Rajoy explicou ainda que convocou um conselho de ministros extraordinário para terça-feira e lembrou que o processo de abdicação, inédito na atual democracia espanhola, exigirá a aprovação de uma lei orgânica.
Para alguns analistas, o monarca quis aproveitar a popularidade do herdeiro em um momento em que a Espanha enfrenta o difícil desafio de independência da Catalunha - região do nordeste do país que planeja organizar um referendo de autodeterminação em novembro -, enquanto luta para superar a crise econômica.
"Diante da instabilidade política que existe, ele pensou que era o momento de colocar as coisas em seu lugar", afirma César de la Lama, autor da primeira biografia autorizada do rei.
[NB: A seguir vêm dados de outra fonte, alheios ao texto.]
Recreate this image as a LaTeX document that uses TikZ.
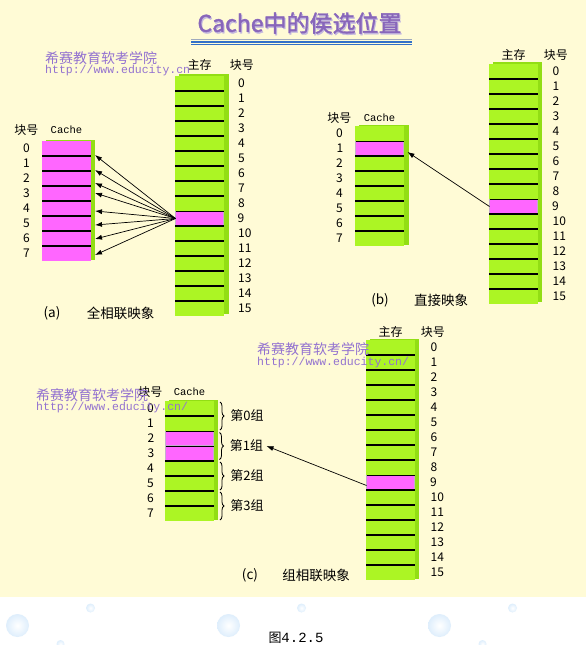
\documentclass[tikz,border=0pt]{standalone}
\usepackage{fontspec}
\setmainfont{Noto Sans CJK SC}
\newfontfamily\monofont{Liberation Mono}
\newfontfamily\titlefont[FakeBold=1.5]{Noto Sans CJK SC}
\usetikzlibrary{positioning,calc,arrows.meta,decorations.pathreplacing}

\definecolor{bgyellow}{RGB}{255,251,214}
\definecolor{memgreen}{RGB}{172,245,36}
\definecolor{memshade}{RGB}{146,222,20}
\definecolor{hitpink}{RGB}{255,102,255}
\definecolor{hitedge}{RGB}{196,172,206}
\definecolor{markpurple}{RGB}{147,114,208}
\definecolor{titlepurple}{RGB}{136,102,186}
\definecolor{titleshade}{RGB}{196,184,222}
\definecolor{bubble}{RGB}{222,238,252}
\definecolor{rulegray}{RGB}{160,170,190}
\definecolor{ruleblue}{RGB}{50,112,200}

\tikzset{%
	cell/.style     = {rectangle, fill=memgreen, minimum width=49pt, minimum height=15pt, inner sep=0pt, outer sep=0pt},
	hit/.style      = {cell, fill=hitpink}, % cache block in use
	hitbox/.style   = {cell, fill=hitpink, draw=hitedge, line width=1pt, minimum width=48pt, minimum height=14pt},
	sep/.style      = {line width=1.1pt, black},
	lbl/.style      = {inner sep=0pt, font=\fontsize{12}{12}\selectfont},
	num/.style      = {inner sep=0pt, font=\fontsize{12}{12}\selectfont},
	cachelbl/.style = {inner sep=0pt, font=\monofont\fontsize{10.5}{10.5}\selectfont},
	caption/.style  = {inner sep=0pt, font=\fontsize{13.5}{13.5}\selectfont},
	grplbl/.style   = {inner sep=0pt, font=\fontsize{13}{13}\selectfont},
	watermark/.style= {inner sep=0pt, anchor=west, text=markpurple, font=\fontsize{14}{14}\selectfont},
	weburl/.style   = {inner sep=0pt, anchor=west, text=markpurple, font=\monofont\fontsize{11.5}{11.5}\selectfont},
	map/.style      = {-{Latex[length=7pt,width=5pt]}, line width=0.7pt},
	group/.style    = {decorate, decoration={brace, amplitude=4pt}, line width=0.8pt},
}

\begin{document}
\begin{tikzpicture}[x=1pt,y=-1pt]
	\useasboundingbox (0,0) rectangle (586,645);
	\fill[white] (0,0) rectangle (586,645);
	\fill[bgyellow] (0,0) rectangle (586,597);
	
	% bubbles
	\foreach \dx in {0,211,422} {
		\shade[inner color=white, outer color=bubble] ({17.5+\dx},625.5) circle (11.5pt);
		\shade[inner color=white, outer color=bubble] ({90.5+\dx},608) circle (4.5pt);
	}
	\foreach \bx in {60.5,482.5}
		\shade[inner color=white, outer color=bubble] (\bx,644) circle (4pt);
	
	% title
	\node[font=\titlefont\fontsize{23}{23}\selectfont, text=titleshade] (titlesh) at (300.5,24.5) {Cache中的侯选位置};
	\node[font=\titlefont\fontsize{23}{23}\selectfont, text=titlepurple] (title) at (299.5,23) {Cache中的侯选位置};
	\draw[rulegray, line width=1.2pt] (191,39.5) -- (412,39.5);
	\draw[ruleblue, line width=1.2pt] (191,42) -- (412,42);
	\draw[ruleblue, line width=1.2pt] (191,44.5) -- (412,44.5);
	
	% (a) fully associative
	\fill[memshade] (179,74) rectangle (229,314);
	\foreach \i in {0,...,15} {
		\ifnum\i=9 \def\st{hitbox}\else\def\st{cell}\fi
		\node[\st] (ma\i) at (199.5,{83.5+15*\i}) {};
		\node[num, right=14pt of ma\i] (na\i) {\i};
	}
	\foreach \i in {1,...,15} \draw[sep] (ma\i.north west) -- (ma\i.north east);
	\node[lbl, above=5pt of ma0] (mla) {主存};
	\node[lbl, right=18pt of mla] (mlb) {块号};
	
	\fill[memshade] (46,139.5) rectangle (95,259.5);
	\foreach \i in {0,...,7} {
		\node[hit] (ca\i) at (66.5,{148.5+15*\i}) {};
		\node[num, left=12pt of ca\i] (nca\i) {\i};
	}
	\foreach \i in {1,...,7} \draw[sep] (ca\i.north west) -- (ca\i.north east);
	\node[cachelbl, above=7pt of ca0] (cla) {Cache};
	\node[lbl] (clb) at (nca0 |- cla) {块号};
	
	\foreach \i/\dy in {0/-6.5,1/-6.5,2/-4.5,3/0.5,4/-2.5,5/-1.5,6/-0.5,7/-1.5}
		\draw[map] (ma9.west) -- ([xshift=4pt,yshift=\dy pt]ca\i.east);
	
	\node[caption] (capa) at (52,313) {(a)};
	\node[caption, right=26pt of capa] (capaa) {全相联映象};
	
	% (b) direct mapping
	\fill[memshade] (493,62) rectangle (542,302);
	\foreach \i in {0,...,15} {
		\ifnum\i=9 \def\st{hitbox}\else\def\st{cell}\fi
		\node[\st] (mb\i) at (513.5,{71.5+15*\i}) {};
		\node[num, right=14.5pt of mb\i] (nb\i) {\i};
	}
	\foreach \i in {1,...,15} \draw[sep] (mb\i.north west) -- (mb\i.north east);
	\node[lbl, above=3pt of mb0] (mba) {主存};
	\node[lbl, right=18pt of mba] (mbb) {块号};
	
	\fill[memshade] (359,124.5) rectangle (408.5,244.5);
	\foreach \i in {0,...,7} {
		\ifnum\i=1 \def\st{hitbox}\else\def\st{cell}\fi
		\node[\st] (cb\i) at (379.5,{133.5+15*\i}) {};
		\node[num, left=12pt of cb\i] (ncb\i) {\i};
	}
	\foreach \i in {1,...,7} \draw[sep] (cb\i.north west) -- (cb\i.north east);
	\node[cachelbl, above=4pt of cb0] (clbb) {Cache};
	\node[lbl] (clbk) at (ncb0 |- clbb) {块号};
	
	\draw[map] (mb9.west) -- ([xshift=4pt,yshift=-3.5pt]cb1.east);
	
	\node[caption] (capb) at (380,300) {(b)};
	\node[caption, right=25pt of capb] (capbb) {直接映象};
	
	% (c) set associative
	\fill[memshade] (370,338.5) rectangle (419,578.5);
	\foreach \i in {0,...,15} {
		\ifnum\i=9 \def\st{hitbox}\else\def\st{cell}\fi
		\node[\st] (mc\i) at (390.5,{347.5+15*\i}) {};
		\node[num, right=15.5pt of mc\i] (nc\i) {\i};
	}
	\foreach \i in {1,...,15} \draw[sep] (mc\i.north west) -- (mc\i.north east);
	\node[lbl, above=2pt of mc0] (mca) {主存};
	\node[lbl, right=18pt of mca] (mcb) {块号};
	
	\fill[memshade] (168.5,399.5) rectangle (217.5,519.5);
	\foreach \i in {0,...,7} {
		\ifnum\i=2 \def\st{hitbox}\else\ifnum\i=3 \def\st{hitbox}\else\def\st{cell}\fi\fi
		\node[\st] (cc\i) at (189.5,{408.5+15*\i}) {};
		\node[num, left=11pt of cc\i] (ncc\i) {\i};
	}
	\foreach \i in {1,...,7} \draw[sep] (cc\i.north west) -- (cc\i.north east);
	\node[cachelbl, above=5pt of cc0] (clcc) {Cache};
	\node[lbl] (clck) at (ncc0 |- clcc) {块号};
	
	\foreach \g/\a/\b in {0/0/1,1/2/3,2/4/5,3/6/7}
		\draw[group] ([xshift=6pt,yshift=-1pt]cc\a.north east) -- ([xshift=6pt,yshift=1pt]cc\b.south east)
			node[grplbl, midway, right=10pt] (g\g) {第\g 组};
	
	\draw[map] ([yshift=-3pt]mc9.west) -- ([xshift=3pt]g1.east);
	
	\node[caption] (capc) at (250,575) {(c)};
	\node[caption, right=24pt of capc] (capcc) {组相联映象};
	
	% watermarks
	\node[watermark] (wa1) at (45,58) {希赛教育软考学院};
	\node[weburl] (wa2) at (45,71) {http://www.educity.cn};
	\node[watermark] (wc1) at (257,349) {希赛教育软考学院};
	\node[weburl] (wc2) at (257,363) {http://www.educity.cn/};
	\node[watermark] (wd1) at (36,395) {希赛教育软考学院};
	\node[weburl] (wd2) at (36,408) {http://www.educity.cn/};
	
	\node[inner sep=0pt] (fig) at (296,638) {\fontsize{13}{13}\selectfont 图{\monofont\fontsize{14}{14}\selectfont 4.2.5}};
\end{tikzpicture}
\end{document}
"Está consciente de que estamos vivendo um momento em nosso país no qual são necessárias forças renovadas para liderar este momento histórico", destacou Fermín Urbiola, autor de vários livros sobre o monarca.
Separatismo catalão
No entanto, em Barcelona o presidente catalão, o nacionalista Artur Mas, advertiu que a mudança de monarca não influenciará no projeto separatista.
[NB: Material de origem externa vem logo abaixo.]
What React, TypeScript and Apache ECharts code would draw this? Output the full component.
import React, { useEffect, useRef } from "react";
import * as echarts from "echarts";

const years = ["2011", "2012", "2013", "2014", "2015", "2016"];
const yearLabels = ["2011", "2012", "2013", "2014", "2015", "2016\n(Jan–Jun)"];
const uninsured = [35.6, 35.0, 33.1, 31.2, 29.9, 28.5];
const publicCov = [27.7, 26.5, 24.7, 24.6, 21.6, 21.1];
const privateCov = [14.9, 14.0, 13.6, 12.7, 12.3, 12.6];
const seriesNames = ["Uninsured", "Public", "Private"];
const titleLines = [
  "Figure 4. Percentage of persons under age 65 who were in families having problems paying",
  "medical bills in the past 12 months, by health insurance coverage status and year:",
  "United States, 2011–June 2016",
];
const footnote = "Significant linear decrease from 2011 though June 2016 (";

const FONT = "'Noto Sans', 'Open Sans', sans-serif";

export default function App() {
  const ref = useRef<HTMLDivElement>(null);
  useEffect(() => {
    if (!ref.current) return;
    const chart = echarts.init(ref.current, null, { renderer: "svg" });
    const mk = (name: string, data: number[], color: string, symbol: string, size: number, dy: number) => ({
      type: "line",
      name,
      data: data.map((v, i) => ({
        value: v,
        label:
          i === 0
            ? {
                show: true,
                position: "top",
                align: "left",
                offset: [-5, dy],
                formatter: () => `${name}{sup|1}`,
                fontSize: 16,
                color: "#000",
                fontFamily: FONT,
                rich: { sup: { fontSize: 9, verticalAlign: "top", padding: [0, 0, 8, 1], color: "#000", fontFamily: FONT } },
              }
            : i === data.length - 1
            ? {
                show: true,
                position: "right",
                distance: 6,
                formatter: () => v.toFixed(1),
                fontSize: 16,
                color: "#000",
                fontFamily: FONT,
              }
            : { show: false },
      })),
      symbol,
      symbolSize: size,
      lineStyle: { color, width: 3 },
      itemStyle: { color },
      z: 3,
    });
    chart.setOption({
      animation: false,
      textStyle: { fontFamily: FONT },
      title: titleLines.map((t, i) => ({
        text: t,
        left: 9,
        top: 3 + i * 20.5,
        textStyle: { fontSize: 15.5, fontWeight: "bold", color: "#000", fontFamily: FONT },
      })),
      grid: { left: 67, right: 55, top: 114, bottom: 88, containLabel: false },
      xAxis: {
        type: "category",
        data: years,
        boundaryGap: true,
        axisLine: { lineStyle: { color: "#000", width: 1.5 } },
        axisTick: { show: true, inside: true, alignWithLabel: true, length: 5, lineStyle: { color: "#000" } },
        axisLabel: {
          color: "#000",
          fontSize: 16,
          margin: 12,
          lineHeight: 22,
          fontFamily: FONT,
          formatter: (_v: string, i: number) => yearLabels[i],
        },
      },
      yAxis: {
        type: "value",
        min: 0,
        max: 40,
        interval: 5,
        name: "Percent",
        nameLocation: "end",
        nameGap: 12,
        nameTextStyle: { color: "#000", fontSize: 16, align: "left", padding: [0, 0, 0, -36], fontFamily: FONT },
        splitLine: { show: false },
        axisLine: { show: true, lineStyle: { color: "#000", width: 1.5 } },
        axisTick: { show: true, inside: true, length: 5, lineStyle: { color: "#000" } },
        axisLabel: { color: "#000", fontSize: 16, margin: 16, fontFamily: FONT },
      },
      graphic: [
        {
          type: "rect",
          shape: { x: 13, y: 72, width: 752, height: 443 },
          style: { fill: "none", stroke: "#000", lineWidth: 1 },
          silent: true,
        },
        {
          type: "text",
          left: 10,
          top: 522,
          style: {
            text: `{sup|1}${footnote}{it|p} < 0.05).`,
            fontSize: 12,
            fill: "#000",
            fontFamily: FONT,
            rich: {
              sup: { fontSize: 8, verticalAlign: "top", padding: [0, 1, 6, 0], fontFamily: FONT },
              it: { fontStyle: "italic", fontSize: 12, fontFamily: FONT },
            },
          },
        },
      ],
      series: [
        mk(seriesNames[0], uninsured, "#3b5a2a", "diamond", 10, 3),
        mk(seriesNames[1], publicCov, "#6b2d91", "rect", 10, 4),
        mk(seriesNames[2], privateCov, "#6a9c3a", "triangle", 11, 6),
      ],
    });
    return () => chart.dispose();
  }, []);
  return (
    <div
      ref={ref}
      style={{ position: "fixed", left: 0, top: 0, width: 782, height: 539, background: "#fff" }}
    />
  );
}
"Haverá mudança de rei, mas não haverá mudança no curso do processo político catalão que deve nos levar, insisto, a poder decidir livremente nosso futuro no dia 9 de novembro", data prevista para uma consulta à qual o governo de Rajoy se opõe firmemente, classificando-a de ilegal.
O príncipe Felipe multiplicou nos últimos meses as viagens à Catalunha, todas antecedidas, segundo a imprensa, por reuniões preparatórias com o rei, símbolo da unidade da Espanha.
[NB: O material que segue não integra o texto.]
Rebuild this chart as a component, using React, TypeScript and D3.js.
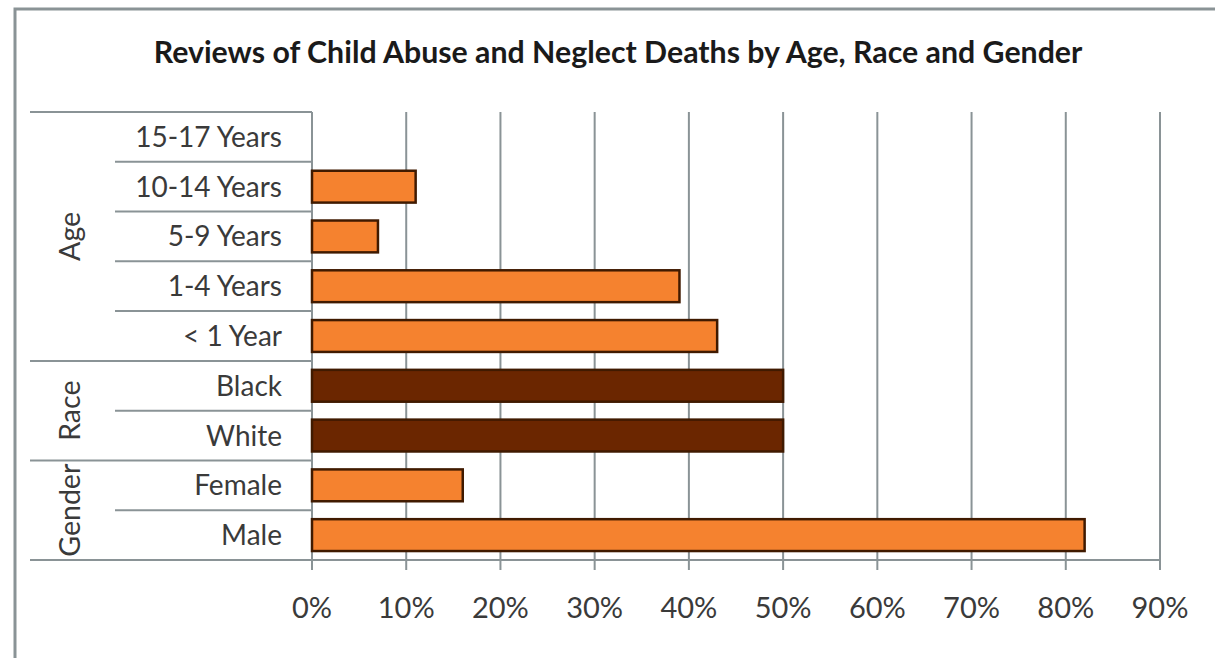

Após a divulgação da abdicação de Juan Carlos, choveram as reações: do secretário-geral da ONU, Ban Ki-moon, que destacou o seu "excepcional serviço público" durante 30 anos, ao tenista Rafael Nadal, para quem "a Espanha tem que estar eternamente agradecida a ele".
"Foi o maior impulsionador de nossa democracia", disse Rajoy.
Vestido com uniforme militar em um discurso histórico exibido na televisão, o então jovem monarca ordenou que os oficiais golpistas que ocupavam o Congresso retornassem aos seus quartéis no dia 23 de fevereiro de 1981.
Ao impedir a tentativa de golpe de Estado, estabeleceu-se como o herói da transição, para acompanhar, em seguida, o destino de uma Espanha que havia saído da ditadura para unir-se às grandes monarquias europeias.
Durante anos, o caráter afável e os hábitos simples do chefe de Estado fizeram com que fosse visto com afeto pelos espanhóis.
Mas esta grande figura da democracia viu sua popularidade afundar em consequência dos escândalos nos últimos anos.
O primeiro foi a investigação judicial que envolve sua filha Cristina, de 48 anos, por suposta fraude fiscal e lavagem de dinheiro no 'caso Noos', que desde 2011 tem como um dos principais alvos o marido da infanta, Iñaki Urdangarin, suspeito de corrupção.
Depois, veio a luxuosa viagem para caçar elefantes em 2012 em Botsuana, na África, que teria permanecido secreta se o rei não tivesse retornado às pressas após uma queda, o que chocou um país mergulhado em uma crise econômica.
Tudo isso se somou aos vários problemas de saúde de Juan Carlos, submetido a inúmeras cirurgias nos últimos anos. O rei chegou a aparecer muito fragilizado no início do ano, caminhando com a ajuda de muletas.
Nas últimas semanas, aparentava estar melhor de saúde e seguia a agenda oficial. Mas a decisão de abdicar já havia sido tomada.